Today the UK ICO gave it's approval to Google snapping the country's streets -
sez the Grauniad:
...the Information Commissioner's Office, which had been investigating complaints, said in a statement: "We are satisfied that Google is putting in place adequate safeguards to avoid any risk to the privacy or safety of individuals, including the blurring of vehicle registration marks and the faces of anyone included in Street View images. Although it is possible that in certain limited circumstances an image may allow identification of an individual, it is clear that Google are keen to capture images of streets and not individuals."
The commissioner's office said it was satisfied with Google's online reporting mechanism, which lets people concerned about their privacy ask to have their images removed from the system.

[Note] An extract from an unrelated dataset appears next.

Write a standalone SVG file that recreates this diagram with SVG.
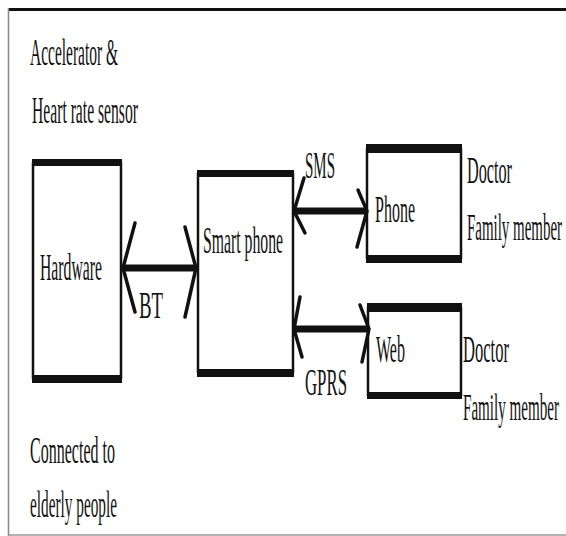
<svg xmlns="http://www.w3.org/2000/svg" width="566" height="536" viewBox="0 0 566 536">
<style>
  text { font-family: "Liberation Serif", "Times New Roman", serif; font-size: 38px; fill: #111; }
  .side { stroke: #111; stroke-width: 2.5; fill: none; }
  .bar { fill: #111; }
  .link { stroke: #111; stroke-width: 7; fill: none; }
  .head { stroke: #111; stroke-width: 3.5; fill: none; stroke-linecap: round; stroke-linejoin: miter; }
</style>
<rect width="566" height="536" fill="#fff"/>
<g id="frame">
  <line x1="8" y1="9.5" x2="566" y2="9.5" stroke="#111" stroke-width="3"/>
  <line x1="8.5" y1="8" x2="8.5" y2="536" stroke="#888" stroke-width="1.5"/>
  <line x1="8" y1="535" x2="566" y2="535" stroke="#999" stroke-width="1.5"/>
</g>
<g id="sensor-label">
  <text x="30" y="65" textLength="88" lengthAdjust="spacingAndGlyphs">Accelerator &amp;</text>
  <text x="32" y="123" textLength="106" lengthAdjust="spacingAndGlyphs">Heart rate sensor</text>
</g>
<g id="hardware">
  <line class="side" x1="33" y1="162" x2="33" y2="379"/>
  <line class="side" x1="121" y1="162" x2="121" y2="379"/>
  <rect class="bar" x="32" y="159" width="90" height="7"/>
  <rect class="bar" x="32" y="375" width="90" height="8"/>
  <text x="40" y="280" textLength="62" lengthAdjust="spacingAndGlyphs">Hardware</text>
</g>
<g id="smartphone">
  <line class="side" x1="198" y1="173" x2="198" y2="373"/>
  <line class="side" x1="293" y1="173" x2="293" y2="373"/>
  <rect class="bar" x="197" y="170" width="97" height="7"/>
  <rect class="bar" x="197" y="369" width="97" height="8"/>
  <text x="203" y="253" textLength="80" lengthAdjust="spacingAndGlyphs">Smart phone</text>
</g>
<g id="phone">
  <line class="side" x1="367" y1="148" x2="367" y2="259"/>
  <line class="side" x1="461" y1="148" x2="461" y2="259"/>
  <rect class="bar" x="366" y="144" width="96" height="9"/>
  <rect class="bar" x="366" y="255" width="96" height="8"/>
  <text x="375" y="222" textLength="40" lengthAdjust="spacingAndGlyphs">Phone</text>
</g>
<g id="web">
  <line class="side" x1="368" y1="307" x2="368" y2="396"/>
  <line class="side" x1="461" y1="307" x2="461" y2="396"/>
  <rect class="bar" x="367" y="303" width="95" height="9"/>
  <rect class="bar" x="367" y="392" width="95" height="7"/>
  <text x="376" y="362" textLength="29" lengthAdjust="spacingAndGlyphs">Web</text>
</g>
<g id="phone-users">
  <text x="467" y="183" textLength="45" lengthAdjust="spacingAndGlyphs">Doctor</text>
  <text x="467" y="240" textLength="95" lengthAdjust="spacingAndGlyphs">Family member</text>
</g>
<g id="web-users">
  <text x="463" y="362" textLength="46" lengthAdjust="spacingAndGlyphs">Doctor</text>
  <text x="463" y="420" textLength="96" lengthAdjust="spacingAndGlyphs">Family member</text>
</g>
<g id="elderly-label">
  <text x="30" y="463" textLength="85" lengthAdjust="spacingAndGlyphs">Connected to</text>
  <text x="30" y="517" textLength="87" lengthAdjust="spacingAndGlyphs">elderly people</text>
</g>
<g id="connectors">
  <line class="link" x1="123" y1="268" x2="196" y2="268"/>
  <polyline class="head" points="135,223 123,268 135,312"/>
  <polyline class="head" points="185,227 196,268 185,317"/>
  <text x="139" y="318" textLength="24" lengthAdjust="spacingAndGlyphs">BT</text>

  <line class="link" x1="294" y1="211" x2="367" y2="211"/>
  <polyline class="head" points="304,178 294,211 305,233"/>
  <polyline class="head" points="358,190 367,211 357,247"/>
  <text x="305" y="178" textLength="30" lengthAdjust="spacingAndGlyphs">SMS</text>

  <line class="link" x1="294" y1="329" x2="369" y2="329"/>
  <polyline class="head" points="300,297 294,329 302,357"/>
  <polyline class="head" points="360,305 369,329 362,362"/>
  <text x="305" y="395" textLength="42" lengthAdjust="spacingAndGlyphs">GPRS</text>
</g>
</svg>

I think the ICO is letting this one off a bit too lightly. Google's strategy is plainer in the way it is dealing with some
people in Pennsylvania who objected to having their property photographed:
Arguing that technology has ensured that "complete privacy does not exist," Google contends that a Pennsylvania family has no legal grounds to sue the search giant for publishing photos of their home on its popular "Street View" mapping feature. Responding to an invasion of privacy lawsuit filed by Aaron and Christine Boring, Google has countered that the couple "live in a residential community in the twenty-first-century United States, where every step upon private property is not deemed by law to be an actionable trespass." In a motion to dismiss the Borings's federal complaint, Google's six-lawyer team asserts that, "Today's satellite-image technology means that even in today's desert, complete privacy does not exist.
In other words, your privacy can now only be asserted by your own 6-person legal team. That's a fairly strong-armed response for a supposedly benign service provider - its more usually the sort of things large evil corporates do when serious money, or music piracy, is involved. As El Reg notes, in a
sharper-edged piece than the Grauniad's:
The ICO's statement makes no mention of what Google itself might do with the reams of data it is collecting.

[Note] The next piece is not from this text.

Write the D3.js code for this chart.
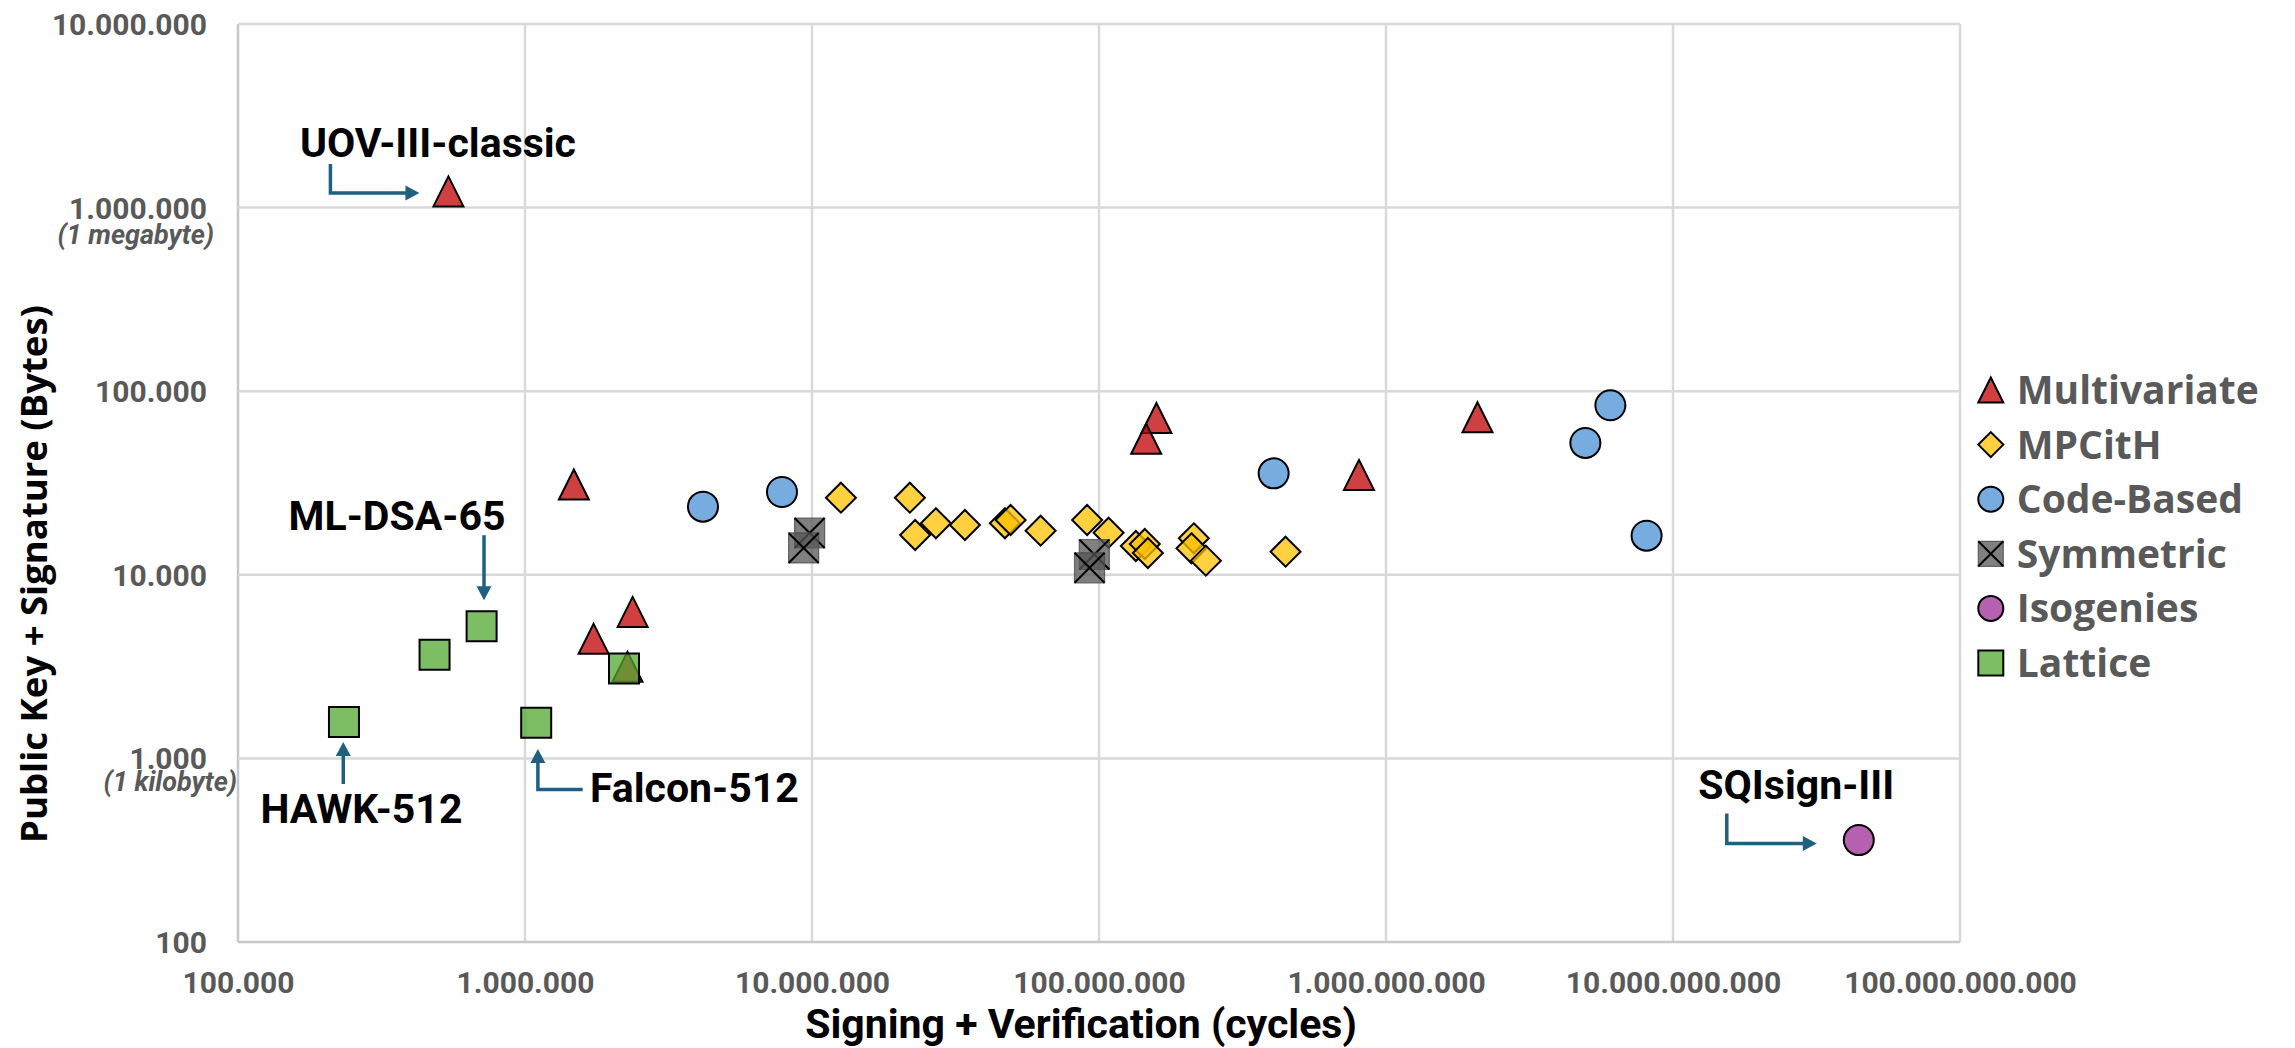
<!DOCTYPE html>
<html><head><meta charset="utf-8">
<script src="https://cdn.jsdelivr.net/npm/d3@7"></script>
<style>html,body{margin:0;padding:0;background:#fff}</style>
</head><body>
<svg id="chart" width="2295" height="1048"></svg>
<script>
// ---------------- DATA ----------------
const categories = ["Multivariate", "MPCitH", "Code-Based", "Symmetric", "Isogenies", "Lattice"];

const multivariateCycles = [541000, 1480000, 1734000, 2372000, 2275000, 158500000, 146000000, 805000000, 2083000000];
const multivariateBytes  = [1225640, 31050, 4478, 6280, 3155, 71400, 55050, 35000, 72100];

const mpcithCycles = [12610000, 21930000, 22880000, 27020000, 34100000, 47000000, 49200000, 62600000, 90900000,
                      108000000, 134400000, 144400000, 148000000, 214000000, 210000000, 235700000, 446700000];
const mpcithBytes  = [26300, 26300, 16480, 19080, 18670, 19080, 19890, 17390, 19890,
                      16960, 14350, 14720, 13140, 15800, 13940, 11940, 13360];

const codeBasedCycles = [4170000, 7860000, 406000000, 6050000000, 4950000000, 8090000000];
const codeBasedBytes  = [23500, 28250, 35700, 83800, 52250, 16330];

const symmetricCycles = [9810000, 9350000, 96300000, 92700000];
const symmetricBytes  = [16890, 14000, 12900, 10920];

const isogenyCycles = [44400000000];
const isogenyBytes  = [359];

const latticeCycles = [234000, 484000, 706000, 1094000, 2213000];
const latticeBytes  = [1578, 3664, 5248, 1563, 3090];

const xTickValues = [1e5, 1e6, 1e7, 1e8, 1e9, 1e10, 1e11];
const yTickValues = [1e2, 1e3, 1e4, 1e5, 1e6, 1e7];
const yNoteValues = [1000, 1000000];
const yNoteLabels = ["(1 kilobyte)", "(1 megabyte)"];

const annotationLabels  = ["UOV-III-classic", "ML-DSA-65", "HAWK-512", "Falcon-512", "SQIsign-III"];
const annotationSeries  = ["Multivariate", "Lattice", "Lattice", "Lattice", "Isogenies"];
const annotationIndex   = [0, 2, 0, 3, 0];

const xTitle = "Signing + Verification (cycles)";
const yTitle = "Public Key + Signature (Bytes)";

// ---------------- LAYOUT / STYLE ----------------
const svg = d3.select("#chart");
const plot = {left: 238, right: 1960, top: 24, bottom: 942};

const x = d3.scaleLog().domain([1e5, 1e11]).range([plot.left, plot.right]);
const y = d3.scaleLog().domain([1e2, 1e7]).range([plot.bottom, plot.top]);

const locale = d3.formatLocale({decimal: ",", thousands: ".", grouping: [3], currency: ["", ""]});
const fmt = locale.format(",d");

const seriesData = {
  "Multivariate": d3.zip(multivariateCycles, multivariateBytes),
  "MPCitH": d3.zip(mpcithCycles, mpcithBytes),
  "Code-Based": d3.zip(codeBasedCycles, codeBasedBytes),
  "Symmetric": d3.zip(symmetricCycles, symmetricBytes),
  "Isogenies": d3.zip(isogenyCycles, isogenyBytes),
  "Lattice": d3.zip(latticeCycles, latticeBytes)
};

const styles = {
  "Multivariate": {shape: "triangle", fill: "#C00000"},
  "MPCitH":       {shape: "diamond",  fill: "#FFC000"},
  "Code-Based":   {shape: "circle",   fill: "#4A90D6"},
  "Symmetric":    {shape: "xsquare",  fill: "#555555"},
  "Isogenies":    {shape: "circle",   fill: "#9E2C94"},
  "Lattice":      {shape: "square",   fill: "#52A832"}
};

function shapePath(shape, h) {
  switch (shape) {
    case "triangle": return `M0,${-h}L${h},${h}L${-h},${h}Z`;
    case "diamond":  return `M0,${-h}L${h},0L0,${h}L${-h},0Z`;
    case "circle":   return `M${h},0A${h},${h} 0 1 1 ${-h},0A${h},${h} 0 1 1 ${h},0Z`;
    default:         return `M${-h},${-h}H${h}V${h}H${-h}Z`;
  }
}

function drawMarker(g, cat, h) {
  const st = styles[cat];
  if (st.shape === "xsquare") {
    g.append("path").attr("d", shapePath("square", h))
      .attr("fill", st.fill).attr("fill-opacity", 0.75)
      .attr("stroke", "#4a4a4a").attr("stroke-opacity", 0.8).attr("stroke-width", 1.2);
    g.append("path").attr("d", `M${-h},${-h}L${h},${h}M${h},${-h}L${-h},${h}`)
      .attr("fill", "none").attr("stroke", "#000").attr("stroke-width", 2);
  } else {
    g.append("path").attr("d", shapePath(st.shape, h))
      .attr("fill", st.fill).attr("fill-opacity", 0.75)
      .attr("stroke", "#000").attr("stroke-width", 2).attr("stroke-linejoin", "miter");
  }
}

// background
svg.append("rect").attr("width", 2295).attr("height", 1048).attr("fill", "#fff");

// gridlines
const grid = svg.append("g");
grid.selectAll("line.gx").data(xTickValues).join("line")
  .attr("x1", d => x(d)).attr("x2", d => x(d))
  .attr("y1", plot.top).attr("y2", plot.bottom)
  .attr("stroke", d => d === 1e5 ? "#c8c8c8" : "#d9d9d9").attr("stroke-width", 2.5);
grid.selectAll("line.gy").data(yTickValues).join("line")
  .attr("x1", plot.left).attr("x2", plot.right)
  .attr("y1", d => y(d)).attr("y2", d => y(d))
  .attr("stroke", d => d === 1e2 ? "#c8c8c8" : "#d9d9d9").attr("stroke-width", 2.5);

// axes tick labels (via d3 axes, lines hidden)
const tickFont = "Roboto, 'Noto Sans', sans-serif";
const xAxis = svg.append("g").attr("transform", `translate(0,${plot.bottom})`)
  .call(d3.axisBottom(x).tickValues(xTickValues).tickFormat(fmt).tickSize(0).tickPadding(0));
xAxis.select(".domain").remove();
xAxis.selectAll("text").attr("y", 51).attr("dy", null)
  .attr("font-family", tickFont).attr("font-weight", "bold").attr("font-size", 30).attr("fill", "#595959");

const yAxis = svg.append("g").attr("transform", `translate(207,0)`)
  .call(d3.axisLeft(y).tickValues(yTickValues).tickFormat(fmt).tickSize(0).tickPadding(0));
yAxis.select(".domain").remove();
yAxis.selectAll("text").attr("x", 0).attr("dy", null).attr("y", 10.5)
  .attr("font-family", tickFont).attr("font-weight", "bold").attr("font-size", 30).attr("fill", "#595959");

// unit notes under the y tick labels
const noteRight = [237, 214];
const noteDy = [33, 36];
svg.append("g").selectAll("text").data(yNoteValues).join("text")
  .attr("x", (d, i) => noteRight[i]).attr("y", (d, i) => y(d) + noteDy[i])
  .attr("text-anchor", "end")
  .attr("font-family", tickFont).attr("font-style", "italic").attr("font-weight", "bold")
  .attr("font-size", 27).attr("fill", "#595959")
  .text((d, i) => yNoteLabels[i]);

// axis titles
svg.append("text").attr("x", 1081).attr("y", 1038).attr("text-anchor", "middle")
  .attr("font-family", tickFont).attr("font-weight", "bold").attr("font-size", 41).attr("fill", "#000")
  .text(xTitle);
svg.append("text").attr("transform", "translate(47,574) rotate(-90)").attr("text-anchor", "middle")
  .attr("font-family", "'Open Sans', sans-serif").attr("font-weight", "bold").attr("font-size", 36.5).attr("fill", "#000")
  .text(yTitle);

// data markers
const markers = svg.append("g");
categories.forEach(cat => {
  seriesData[cat].forEach(([cx, by]) => {
    const g = markers.append("g").attr("transform", `translate(${x(cx)},${y(by)})`);
    drawMarker(g, cat, 15);
  });
});

// annotations
const arrowColor = "#1F5F80";
const annLayout = [
  {path: [[-118, -27.5], [-118, 1.5], [-29, 1.5]], tx: -148.5, ty: -34.5, anchor: "start"},
  {path: [[2.4, -91], [2.4, -26]], tx: -84.6, ty: -96.5, anchor: "middle"},
  {path: [[-0.7, 62], [-0.7, 20]], tx: 17.5, ty: 101.4, anchor: "middle"},
  {path: [[46.5, 66.8], [1.7, 66.8], [1.7, 26.3]], tx: 53.8, ty: 79.7, anchor: "start"},
  {path: [[-132, -26.7], [-132, 3.3], [-42, 3.3]], tx: -62.5, ty: -41, anchor: "middle"}
];
const ann = svg.append("g");
annotationLabels.forEach((label, i) => {
  const pt = seriesData[annotationSeries[i]][annotationIndex[i]];
  const px = x(pt[0]), py = y(pt[1]);
  const L = annLayout[i];
  const pts = L.path.map(([dx, dy]) => [px + dx, py + dy]);
  const tip = pts[pts.length - 1], prev = pts[pts.length - 2];
  const vx = tip[0] - prev[0], vy = tip[1] - prev[1];
  const len = Math.hypot(vx, vy), ux = vx / len, uy = vy / len;
  const headLen = 14, headHalf = 7.5;
  const lineEnd = [tip[0] - ux * (headLen - 1), tip[1] - uy * (headLen - 1)];
  const linePts = pts.slice(0, -1).concat([lineEnd]);
  ann.append("path").attr("d", d3.line()(linePts))
    .attr("fill", "none").attr("stroke", arrowColor).attr("stroke-width", 3.5);
  const bx = tip[0] - ux * headLen, by = tip[1] - uy * headLen;
  ann.append("path")
    .attr("d", d3.line()([[tip[0], tip[1]], [bx - uy * headHalf, by + ux * headHalf], [bx + uy * headHalf, by - ux * headHalf]]) + "Z")
    .attr("fill", arrowColor);
  ann.append("text").attr("x", px + L.tx).attr("y", py + L.ty).attr("text-anchor", L.anchor)
    .attr("font-family", tickFont).attr("font-weight", "bold").attr("font-size", 41).attr("fill", "#000")
    .text(label);
});

// legend
const legend = svg.append("g").attr("transform", "translate(1990.8,390)");
categories.forEach((cat, i) => {
  const row = legend.append("g").attr("transform", `translate(0,${i * 54.6})`);
  drawMarker(row, cat, 12.5);
  row.append("text").attr("x", 26).attr("y", 14)
    .attr("font-family", "'Open Sans', sans-serif").attr("font-weight", "bold").attr("font-size", 39)
    .attr("fill", "#595959").text(cat);
});
</script>
</body></html>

Not everyone's concerned by Street View has had the pleasure of Google's soothing words. Privacy International, the London-based privacy pressure group was among the first to raise public concerns about the image mapping project hitting the UK, and wrote to Google with a series of questions. It has been ignored by the firm.
Privacy International spokesman Simon Davies said Street View's lack of transparency is its fundamental problem. "We've asked for details of the [blurring] technology and Google will not yield it... Google is claiming commercial secrecy, but they won't even show us how effective it is," he said. "The ICO is of course entitled to form its opinion but we'll continue to press Google."
Privacy International also asked the firm to explain if and how it consulted with the UK public on its plans, but has again been stonewalled.
One wonders what better information the ICO has to inform its decision that Privacy International clearly was not trusted to have.....
Taking pictures of your house from space, at a distance, is one thing, broadcasting it close up in precise co-ordinates to the rest of the planet is quite another. Are we the one of "the few" who think the public need to have more of a say in this?